Source code of charts
++++++++

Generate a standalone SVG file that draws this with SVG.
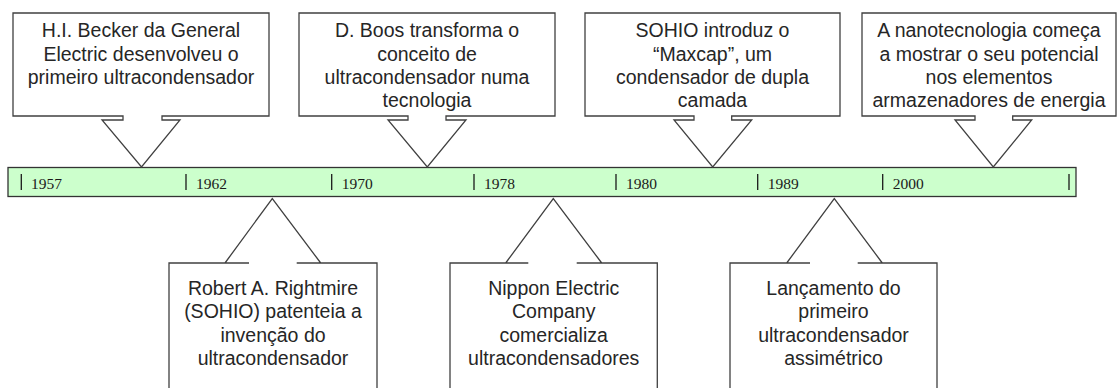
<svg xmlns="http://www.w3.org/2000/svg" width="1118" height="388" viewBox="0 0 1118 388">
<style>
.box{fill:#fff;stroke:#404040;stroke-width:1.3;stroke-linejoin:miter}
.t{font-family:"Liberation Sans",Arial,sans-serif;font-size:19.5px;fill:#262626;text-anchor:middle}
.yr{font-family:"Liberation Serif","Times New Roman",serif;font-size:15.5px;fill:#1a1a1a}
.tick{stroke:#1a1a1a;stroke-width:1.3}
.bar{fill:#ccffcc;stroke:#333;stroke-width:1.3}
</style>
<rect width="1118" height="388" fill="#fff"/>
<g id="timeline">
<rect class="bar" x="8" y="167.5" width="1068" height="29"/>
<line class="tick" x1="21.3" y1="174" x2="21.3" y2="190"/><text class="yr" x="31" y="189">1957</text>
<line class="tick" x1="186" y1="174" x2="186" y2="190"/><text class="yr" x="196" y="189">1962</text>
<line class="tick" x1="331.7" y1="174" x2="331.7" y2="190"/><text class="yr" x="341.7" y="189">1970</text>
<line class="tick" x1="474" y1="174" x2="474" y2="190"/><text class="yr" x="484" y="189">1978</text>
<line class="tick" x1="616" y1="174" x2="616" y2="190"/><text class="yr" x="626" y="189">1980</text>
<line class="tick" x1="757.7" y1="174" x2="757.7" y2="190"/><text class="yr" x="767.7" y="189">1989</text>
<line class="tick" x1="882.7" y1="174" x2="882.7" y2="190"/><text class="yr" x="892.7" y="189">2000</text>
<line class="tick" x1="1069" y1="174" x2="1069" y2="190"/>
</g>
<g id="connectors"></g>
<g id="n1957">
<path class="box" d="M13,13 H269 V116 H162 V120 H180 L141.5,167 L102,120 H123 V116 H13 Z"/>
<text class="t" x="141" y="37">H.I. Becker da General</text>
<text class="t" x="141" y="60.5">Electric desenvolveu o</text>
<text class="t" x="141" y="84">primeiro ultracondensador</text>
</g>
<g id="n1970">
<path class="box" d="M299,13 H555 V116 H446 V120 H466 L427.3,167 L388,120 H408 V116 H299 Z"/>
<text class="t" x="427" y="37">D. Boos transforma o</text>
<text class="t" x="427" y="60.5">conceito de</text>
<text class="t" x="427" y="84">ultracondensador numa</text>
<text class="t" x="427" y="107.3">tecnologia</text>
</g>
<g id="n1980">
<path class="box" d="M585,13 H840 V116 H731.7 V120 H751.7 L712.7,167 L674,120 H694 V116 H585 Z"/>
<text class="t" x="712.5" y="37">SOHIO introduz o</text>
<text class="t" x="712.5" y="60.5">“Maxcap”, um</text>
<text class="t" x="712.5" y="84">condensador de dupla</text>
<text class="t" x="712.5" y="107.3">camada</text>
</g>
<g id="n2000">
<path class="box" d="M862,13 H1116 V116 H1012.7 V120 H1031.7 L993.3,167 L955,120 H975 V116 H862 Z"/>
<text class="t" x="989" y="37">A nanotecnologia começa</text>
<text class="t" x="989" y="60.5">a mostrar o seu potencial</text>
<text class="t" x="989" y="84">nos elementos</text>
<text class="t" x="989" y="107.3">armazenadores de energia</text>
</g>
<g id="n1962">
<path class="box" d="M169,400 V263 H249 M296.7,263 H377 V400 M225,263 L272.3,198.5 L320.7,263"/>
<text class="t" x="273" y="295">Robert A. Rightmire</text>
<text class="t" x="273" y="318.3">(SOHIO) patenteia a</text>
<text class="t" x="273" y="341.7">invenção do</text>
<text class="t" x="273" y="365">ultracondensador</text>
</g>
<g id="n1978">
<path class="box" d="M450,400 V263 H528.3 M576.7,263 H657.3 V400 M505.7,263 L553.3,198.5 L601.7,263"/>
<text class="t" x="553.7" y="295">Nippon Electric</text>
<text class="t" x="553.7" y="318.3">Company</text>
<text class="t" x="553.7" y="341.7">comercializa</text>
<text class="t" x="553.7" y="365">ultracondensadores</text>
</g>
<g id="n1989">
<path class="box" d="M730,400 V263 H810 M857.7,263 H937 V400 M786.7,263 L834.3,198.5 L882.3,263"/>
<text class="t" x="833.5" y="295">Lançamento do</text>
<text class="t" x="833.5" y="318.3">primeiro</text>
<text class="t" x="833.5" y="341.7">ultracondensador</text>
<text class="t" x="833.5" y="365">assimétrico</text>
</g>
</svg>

++++++++

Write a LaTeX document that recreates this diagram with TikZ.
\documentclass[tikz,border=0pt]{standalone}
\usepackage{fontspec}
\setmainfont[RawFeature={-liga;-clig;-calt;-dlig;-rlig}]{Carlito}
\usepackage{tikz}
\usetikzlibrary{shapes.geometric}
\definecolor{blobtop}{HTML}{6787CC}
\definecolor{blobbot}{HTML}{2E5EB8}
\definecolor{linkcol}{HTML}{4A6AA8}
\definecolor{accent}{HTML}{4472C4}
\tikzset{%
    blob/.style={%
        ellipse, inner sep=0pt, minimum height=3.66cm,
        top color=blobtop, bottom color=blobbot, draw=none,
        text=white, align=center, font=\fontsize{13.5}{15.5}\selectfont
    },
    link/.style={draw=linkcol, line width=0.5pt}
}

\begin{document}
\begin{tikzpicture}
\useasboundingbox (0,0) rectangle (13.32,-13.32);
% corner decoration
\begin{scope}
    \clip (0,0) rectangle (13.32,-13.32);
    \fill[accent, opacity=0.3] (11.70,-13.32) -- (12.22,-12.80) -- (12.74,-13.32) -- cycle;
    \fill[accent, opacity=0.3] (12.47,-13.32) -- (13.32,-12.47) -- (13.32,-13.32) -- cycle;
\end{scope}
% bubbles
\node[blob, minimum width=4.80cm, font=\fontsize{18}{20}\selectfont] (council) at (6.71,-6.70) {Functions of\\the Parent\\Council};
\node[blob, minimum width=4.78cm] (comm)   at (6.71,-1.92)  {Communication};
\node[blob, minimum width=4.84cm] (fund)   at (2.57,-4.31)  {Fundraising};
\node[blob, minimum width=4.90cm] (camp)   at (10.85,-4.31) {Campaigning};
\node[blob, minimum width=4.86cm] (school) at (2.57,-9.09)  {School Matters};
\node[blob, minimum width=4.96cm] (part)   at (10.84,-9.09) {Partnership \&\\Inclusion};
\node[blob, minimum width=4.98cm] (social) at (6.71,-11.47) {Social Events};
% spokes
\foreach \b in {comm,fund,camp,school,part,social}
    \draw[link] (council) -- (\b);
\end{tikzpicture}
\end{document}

++++++++

Locate the lines above that hold the word "standalone". Show every one of them.

Answer to the problem.
Generate a standalone SVG file that draws this with SVG.
\documentclass[tikz,border=0pt]{standalone}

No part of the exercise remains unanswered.